La brecha entre los uigures de un lado y los Han y el gobierno por otro es cada vez mayor, con tensiones que hierven a fuego lento y que en cualquier momento pueden estallar. A pesar de la ausencia de grandes incidentes, el odio y el resentimiento se están cociendo bajo la superficie y la falta de confianza y de cohesión interétnica pasará factura tarde o temprano.

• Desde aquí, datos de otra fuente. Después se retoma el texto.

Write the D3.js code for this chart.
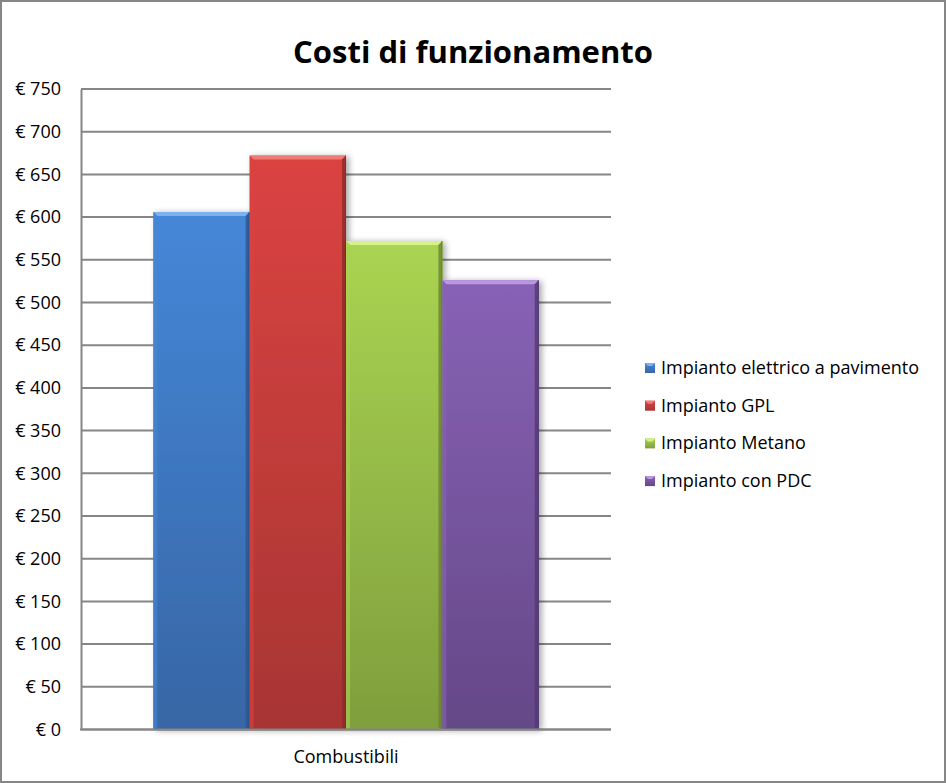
<!DOCTYPE html>
<html>
<head>
<meta charset="utf-8">
<script src="https://cdn.jsdelivr.net/npm/d3@7"></script>
<style>
	body { margin:0; background:#fff; }
	text { font-family:"Open Sans", "Noto Sans", sans-serif; fill:#000; }
</style>
</head>
<body>
<div id="chart-area"></div>
<script>
const categories = ['Combustibili']
const seriesNames = ['Impianto elettrico a pavimento','Impianto GPL','Impianto Metano','Impianto con PDC']
const seriesValues = [606, 672, 572, 526]
const yTicks = [0,50,100,150,200,250,300,350,400,450,500,550,600,650,700,750]
const seriesColors = [
	{top:'#4587d8', bottom:'#3766a5', light:'#7cb2f0', dark:'#2c5690'},
	{top:'#db4341', bottom:'#a73533', light:'#f07a78', dark:'#8e2a28'},
	{top:'#aad452', bottom:'#7f9e3d', light:'#d3f38a', dark:'#6a8630'},
	{top:'#8862b6', bottom:'#644887', light:'#b996e0', dark:'#523a72'}
]

const W = 946, H = 783
const PLOT = {LEFT:81, RIGHT:611, TOP:89, BOTTOM:729.5}

const svg = d3.select('#chart-area')
.append('svg')
.attr('width',W)
.attr('height',H)

const defs = svg.append('defs')

const shadow = defs.append('filter')
.attr('id','shadow')
.attr('x','-10%').attr('y','-5%').attr('width','130%').attr('height','110%')
shadow.append('feGaussianBlur').attr('in','SourceAlpha').attr('stdDeviation',3).attr('result','b')
shadow.append('feOffset').attr('in','b').attr('dx',3).attr('dy',1).attr('result','o')
shadow.append('feComponentTransfer').attr('in','o').attr('result','s')
.append('feFuncA').attr('type','linear').attr('slope',0.35)
const merge = shadow.append('feMerge')
merge.append('feMergeNode').attr('in','s')
merge.append('feMergeNode').attr('in','SourceGraphic')

seriesColors.forEach((c,i)=>{
	const grad = defs.append('linearGradient')
	.attr('id',`grad${i}`)
	.attr('x1',0).attr('y1',0).attr('x2',0).attr('y2',1)
	grad.append('stop').attr('offset','0%').attr('stop-color',c.top)
	grad.append('stop').attr('offset','100%').attr('stop-color',c.bottom)
})

// background frame
svg.append('rect')
.attr('x',1).attr('y',1)
.attr('width',W-2).attr('height',H-2)
.attr('fill','#fff')
.attr('stroke','#868686')
.attr('stroke-width',2)

svg.append('text')
.attr('x',W/2)
.attr('y',63)
.attr('text-anchor','middle')
.style('font-size','31px')
.style('font-weight','bold')
.text('Costi di funzionamento')

const y = d3.scaleLinear()
.domain([0,750])
.range([PLOT.BOTTOM,PLOT.TOP])

const x0 = d3.scaleBand()
.domain(categories)
.range([PLOT.LEFT,PLOT.RIGHT])
.paddingInner(1.5/5.5)
.paddingOuter(0.75/5.5)

const x1 = d3.scaleBand()
.domain(seriesNames)
.range([0,x0.bandwidth()])
.padding(0)

// gridlines
svg.append('g')
.selectAll('line')
.data(yTicks)
.enter().append('line')
.attr('x1',PLOT.LEFT)
.attr('x2',PLOT.RIGHT)
.attr('y1',d=>y(d))
.attr('y2',d=>y(d))
.attr('stroke','#868686')
.attr('stroke-width',2)

// y axis
const yAxis = svg.append('g')
.attr('transform',`translate(${PLOT.LEFT},0)`)
.call(d3.axisLeft(y).tickValues(yTicks).tickSize(0).tickPadding(20).tickFormat(d=>`€ ${d}`))
yAxis.select('.domain').attr('stroke','#868686').attr('stroke-width',2)
yAxis.selectAll('text').style('font-size','18px').attr('fill','#000')

// bars
const bars = svg.append('g')
const bw = x1.bandwidth()
const bev = 4
seriesNames.forEach((name,i)=>{
	const c = seriesColors[i]
	const v = seriesValues[i]
	const bx = x0(categories[0]) + x1(name)
	const by = y(v)
	const bh = y(0) - y(v)
	const g = bars.append('g')
	g.append('rect')
	.attr('x',bx).attr('y',by)
	.attr('width',bw).attr('height',bh)
	.attr('fill',`url(#grad${i})`)
	.attr('filter','url(#shadow)')
	// top bevel
	g.append('path')
	.attr('d',`M${bx},${by} L${bx+bw},${by} L${bx+bw-bev},${by+bev} L${bx+bev},${by+bev} Z`)
	.attr('fill',c.light)
	// left bevel
	g.append('path')
	.attr('d',`M${bx},${by} L${bx+bev},${by+bev} L${bx+bev},${by+bh-2} L${bx},${by+bh} Z`)
	.attr('fill',c.top).attr('opacity',0.6)
	// right bevel
	g.append('path')
	.attr('d',`M${bx+bw},${by} L${bx+bw-bev},${by+bev} L${bx+bw-bev},${by+bh-2} L${bx+bw},${by+bh} Z`)
	.attr('fill',c.dark).attr('opacity',0.8)
	g.append('line')
	.attr('x1',bx+bw-0.5).attr('x2',bx+bw-0.5)
	.attr('y1',by).attr('y2',by+bh)
	.attr('stroke',c.dark).attr('stroke-width',1)
})

// x axis baseline and label
svg.append('line')
.attr('x1',PLOT.LEFT-1)
.attr('x2',PLOT.RIGHT)
.attr('y1',y(0))
.attr('y2',y(0))
.attr('stroke','#868686')
.attr('stroke-width',2)

svg.append('text')
.attr('x',x0(categories[0]) + x0.bandwidth()/2)
.attr('y',763)
.attr('text-anchor','middle')
.style('font-size','18px')
.text(categories[0])

// legend
const legend = svg.append('g')
.attr('transform','translate(645,363)')
seriesNames.forEach((name,i)=>{
	const row = legend.append('g')
	.attr('transform',`translate(0,${i*37.7})`)
	row.append('rect')
	.attr('width',10).attr('height',10)
	.attr('fill',`url(#grad${i})`)
	row.append('path')
	.attr('d','M0,0 L10,0 L7,3 L3,3 Z')
	.attr('fill',seriesColors[i].light)
	row.append('text')
	.attr('x',16)
	.attr('y',11)
	.style('font-size','18px')
	.text(name)
})
</script>
</body>
</html>
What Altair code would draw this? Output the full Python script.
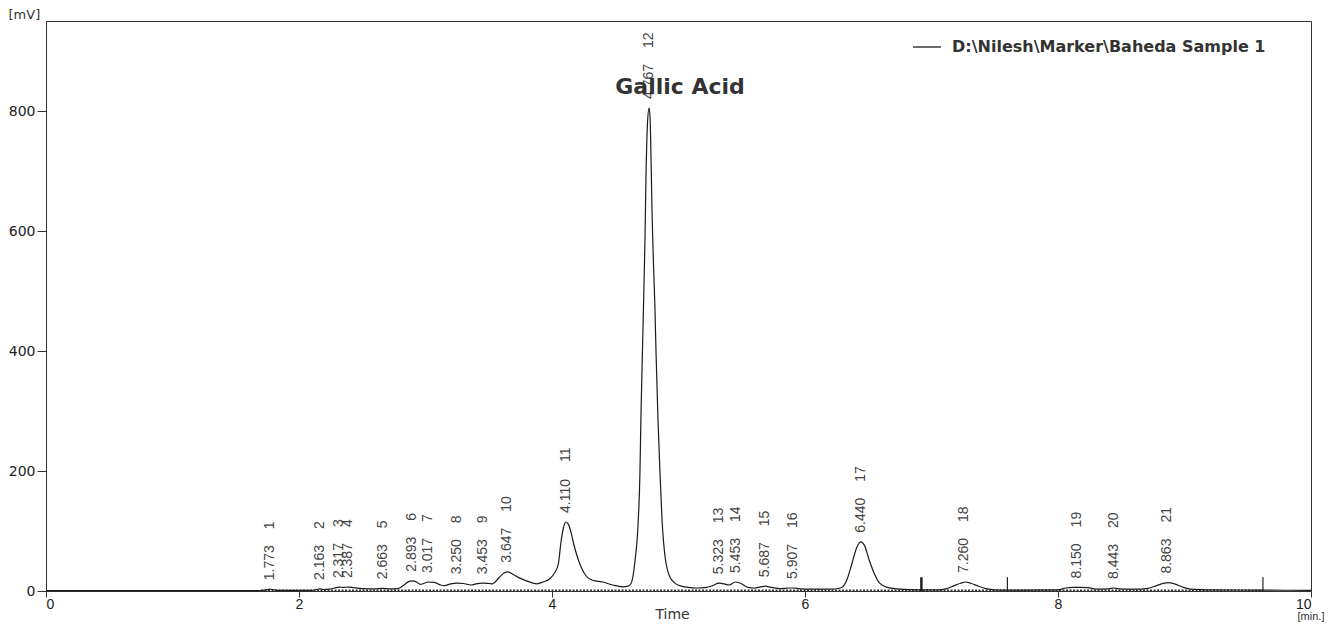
import altair as alt
import pandas as pd

SERIES = "D:\\Nilesh\\Marker\\Baheda Sample 1"

# traced chromatogram signal (time in min, signal in mV)
sig_t = [0.00, 1.00, 1.70, 1.74, 1.77, 1.80, 1.85, 2.10, 2.14, 2.16, 2.19, 2.24, 2.28, 2.32, 2.35,
         2.39, 2.43, 2.50, 2.60, 2.66, 2.72, 2.78, 2.83, 2.87, 2.90, 2.93, 2.96, 2.99, 3.02, 3.07,
         3.12, 3.15, 3.20, 3.25, 3.30, 3.36, 3.40, 3.45, 3.50, 3.53, 3.58, 3.62, 3.65, 3.69, 3.75,
         3.81, 3.88, 3.93, 3.98, 4.02, 4.05, 4.07, 4.09, 4.11, 4.13, 4.15, 4.17, 4.20, 4.23, 4.27,
         4.32, 4.40, 4.48, 4.56, 4.60, 4.624, 4.656, 4.680, 4.695, 4.703, 4.719, 4.735, 4.743, 4.755,
         4.767, 4.775, 4.783, 4.791, 4.800, 4.814, 4.822, 4.838, 4.854, 4.870, 4.894, 4.933, 4.996,
         5.075, 5.15, 5.22, 5.27, 5.32, 5.36, 5.40, 5.45, 5.49, 5.55, 5.60, 5.65, 5.69, 5.73, 5.80,
         5.87, 5.91, 5.96, 6.05, 6.20, 6.28, 6.33, 6.37, 6.41, 6.44, 6.47, 6.51, 6.55, 6.59, 6.65,
         6.75, 6.90, 7.05, 7.12, 7.18, 7.23, 7.27, 7.31, 7.37, 7.43, 7.50, 7.70, 8.00, 8.06, 8.12,
         8.18, 8.24, 8.30, 8.40, 8.44, 8.48, 8.60, 8.70, 8.78, 8.84, 8.87, 8.92, 8.98, 9.05, 9.20,
         9.60, 10.00]
sig_mv = [0.5, 0.5, 0.8, 2, 3, 2, 1, 1, 2.5, 3.5, 2.5, 3, 5, 6.5, 6,
          6.5, 5.5, 4, 3.5, 4.5, 3.5, 4, 10, 16, 17, 15, 11, 13, 15, 14.5,
          10, 9, 12, 13, 12.5, 10, 12, 13, 12.5, 12, 22, 30, 32, 28, 21,
          16, 12, 15, 20, 30, 45, 80, 105, 115, 111, 98, 80, 57, 40, 25,
          18, 15, 10, 7, 8, 12, 50, 110, 195, 290, 435, 585, 690, 780,
          805, 790, 720, 630, 560, 470, 400, 285, 195, 118, 57, 23, 10,
          6, 5, 6, 9, 13, 12, 10, 15, 13, 6, 5, 7, 8, 6, 4,
          5, 5, 3.5, 3, 3, 5, 18, 45, 73, 82, 76, 50, 28, 13, 6,
          3, 2, 2, 4, 9, 13, 15, 13, 8, 4, 2, 1.5, 2, 5, 6,
          6, 5.5, 3, 3.5, 5, 3.5, 3, 4, 9, 13, 14, 12, 7, 3, 2,
          1.5, 1]

# integrated peaks
peak_no = list(range(1, 22))
peak_rt = [1.773, 2.163, 2.317, 2.387, 2.663, 2.893, 3.017, 3.250, 3.453, 3.647, 4.110,
           4.767, 5.323, 5.453, 5.687, 5.907, 6.440, 7.260, 8.150, 8.443, 8.863]
peak_h = [3, 3.5, 6.5, 6.5, 4.5, 17, 15, 13, 13, 32, 115,
          805, 13, 15, 8, 5, 82, 15, 6, 5, 14]

# event markers
marker_t = [6.92, 7.60, 9.62]
marker_h = [23, 23, 23]
marker_w = [2.5, 1.2, 1.2]

# integration baseline
base_t = [1.70, 9.62]
base_v = [1.0, 1.0]

# annotations
annot_text = ["Gallic Acid"]
annot_x = [4.767]
annot_y = [805]
unit_text = ["[min.]"]
unit_x = [10]
unit_y = [0]

x_ticks = [0, 2, 4, 6, 8, 10]
y_ticks = [0, 200, 400, 600, 800]

sig = pd.DataFrame({"t": sig_t, "mv": sig_mv, "series": SERIES})
peaks = pd.DataFrame({"rt": peak_rt, "h": peak_h,
                      "lbl": [f"{v:.3f}" for v in peak_rt],
                      "num": [str(n) for n in peak_no]})
markers = pd.DataFrame({"t": marker_t, "h": marker_h, "w": marker_w, "z": [0] * len(marker_t)})
base = pd.DataFrame({"t": base_t, "v": base_v})
annot = pd.DataFrame({"x": annot_x, "y": annot_y, "text": annot_text})
unit = pd.DataFrame({"x": unit_x, "y": unit_y, "text": unit_text})

xs = alt.Scale(domain=[0, 10], nice=False, zero=False)
ys = alt.Scale(domain=[0, 950], nice=False)

xax = alt.Axis(values=x_ticks, title="Time", format="d", grid=False, tickSize=6, labelPadding=0,
               labelFont="Liberation Sans", labelFontSize=14, labelColor="#222",
               titleFont="DejaVu Sans", titleFontSize=14, titleFontWeight="normal", titleColor="#333",
               titleBaseline="bottom", titleY=30, titleX=626,
               domainColor="#333", tickColor="#333")
yax = alt.Axis(values=y_ticks, title="[mV]", format="d", grid=False, tickSize=9, labelPadding=2,
               labelFont="DejaVu Sans", labelFontSize=14, labelColor="#222",
               titleFont="DejaVu Sans", titleFontSize=13, titleFontWeight="normal", titleColor="#333",
               titleAngle=0, titleAlign="left", titleBaseline="middle", titleX=-38, titleY=-7,
               domainColor="#333", tickColor="#333")

line = alt.Chart(sig).mark_line(strokeWidth=1.2, interpolate="monotone").encode(
    x=alt.X("t:Q", scale=xs, axis=xax),
    y=alt.Y("mv:Q", scale=ys, axis=yax),
    color=alt.Color("series:N", scale=alt.Scale(range=["#1a1a1a"]),
                    legend=alt.Legend(title=None, orient="none", legendX=866, legendY=11, padding=0,
                                      symbolType="stroke", symbolSize=784, symbolStrokeWidth=1.3,
                                      labelFont="DejaVu Sans", labelFontWeight="bold", labelFontSize=16,
                                      labelColor="#333", labelOffset=10, labelLimit=0)),
)

baseline = alt.Chart(base).mark_line(strokeDash=[2, 1.5], strokeWidth=2, color="#333").encode(
    x=alt.X("t:Q", scale=xs), y=alt.Y("v:Q", scale=ys))

rules = alt.Chart(markers).mark_rule(color="#222").encode(
    x=alt.X("t:Q", scale=xs), y=alt.Y("z:Q", scale=ys), y2="h:Q",
    strokeWidth=alt.StrokeWidth("w:Q", scale=None))

# with angle=270 the offsets act in the rotated frame: dx moves the text upward
rt_text = alt.Chart(peaks).mark_text(angle=270, align="left", baseline="middle", dx=9,
                                     font="Liberation Sans", fontSize=14, color="#444").encode(
    x=alt.X("rt:Q", scale=xs), y=alt.Y("h:Q", scale=ys), text="lbl:N")

num_text = alt.Chart(peaks).mark_text(angle=270, align="left", baseline="middle", dx=60,
                                      font="Liberation Sans", fontSize=14, color="#444").encode(
    x=alt.X("rt:Q", scale=xs), y=alt.Y("h:Q", scale=ys), text="num:N")

annot_mark = alt.Chart(annot).mark_text(align="center", baseline="middle", dx=31, dy=-21,
                                        font="DejaVu Sans", fontSize=22, fontWeight="bold",
                                        color="#333").encode(
    x=alt.X("x:Q", scale=xs), y=alt.Y("y:Q", scale=ys), text="text:N")

unit_mark = alt.Chart(unit).mark_text(align="center", baseline="top", dy=20,
                                      font="Liberation Sans", fontSize=11, color="#333").encode(
    x=alt.X("x:Q", scale=xs), y=alt.Y("y:Q", scale=ys), text="text:N")

chart = alt.layer(baseline, rules, line, rt_text, num_text, annot_mark, unit_mark).properties(
    width=1265, height=570,
    padding={"left": 38, "top": 13, "right": 19, "bottom": 32},
    autosize=alt.AutoSizeParams(type="none"),
    background="white",
).configure_view(stroke="#333", strokeWidth=1)

chart.save("out.html", embed_options={"renderer": "svg", "actions": False})
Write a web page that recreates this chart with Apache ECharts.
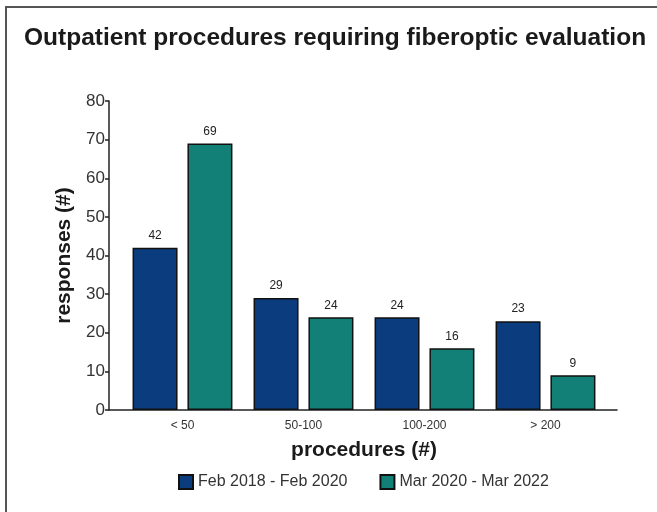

El gobierno no reconoce que la privación de derechos y la represión generan más descontento, primando la estabilidad sobre cualquier otra consideración. No se trata de actuar solo contra una pequeña minoría considerada extremista sino que el control  afecta a colectivos enormemente amplios y abarca a la represión religiosa pero también cultural y étnica con el propósito de asentar definitivamente el mandato de los Han en la región.

Por último, cabe advertir la alienación de la propia población Han local quienes consideran que las medidas conducen a todos –no solo a los uigures- a la desesperación y no descartan trasladar su residencia o emigrar a otro país.

La apuesta por una securitización tan acusada acabará por agravar las tensiones étnicas. Las posiciones están muy alejadas. La condena a cadena perpetua del profesor Ilham Tohti evidencia el poco espacio político existente para hallar soluciones pacíficas y no rupturistas al conflicto. El PCCh utiliza la narrativa del terrorismo para tratar de deslegitimar absolutamente toda la propuesta de la comunidad uigur y justificar la brutal represión que hoy impera en Xinjiang. La falta de debate interno en China en torno a la idoneidad de estas políticas evitando su cuestionamiento facilita su generalización sin matices.

La aplicación de una línea dura contra los uigures (y también su posición en el conflicto sirio) han llevado a China a situarse en el punto de mira de los islamistas radicales de Oriente Medio. Los uigures están cada vez más presentes en el discurso del islamismo radical global y por lo tanto podría estar suministrando oxígeno al islamismo que más teme. Se estima que hasta 5.000 uigures podrían estar combatiendo en varios grupos armados en Siria.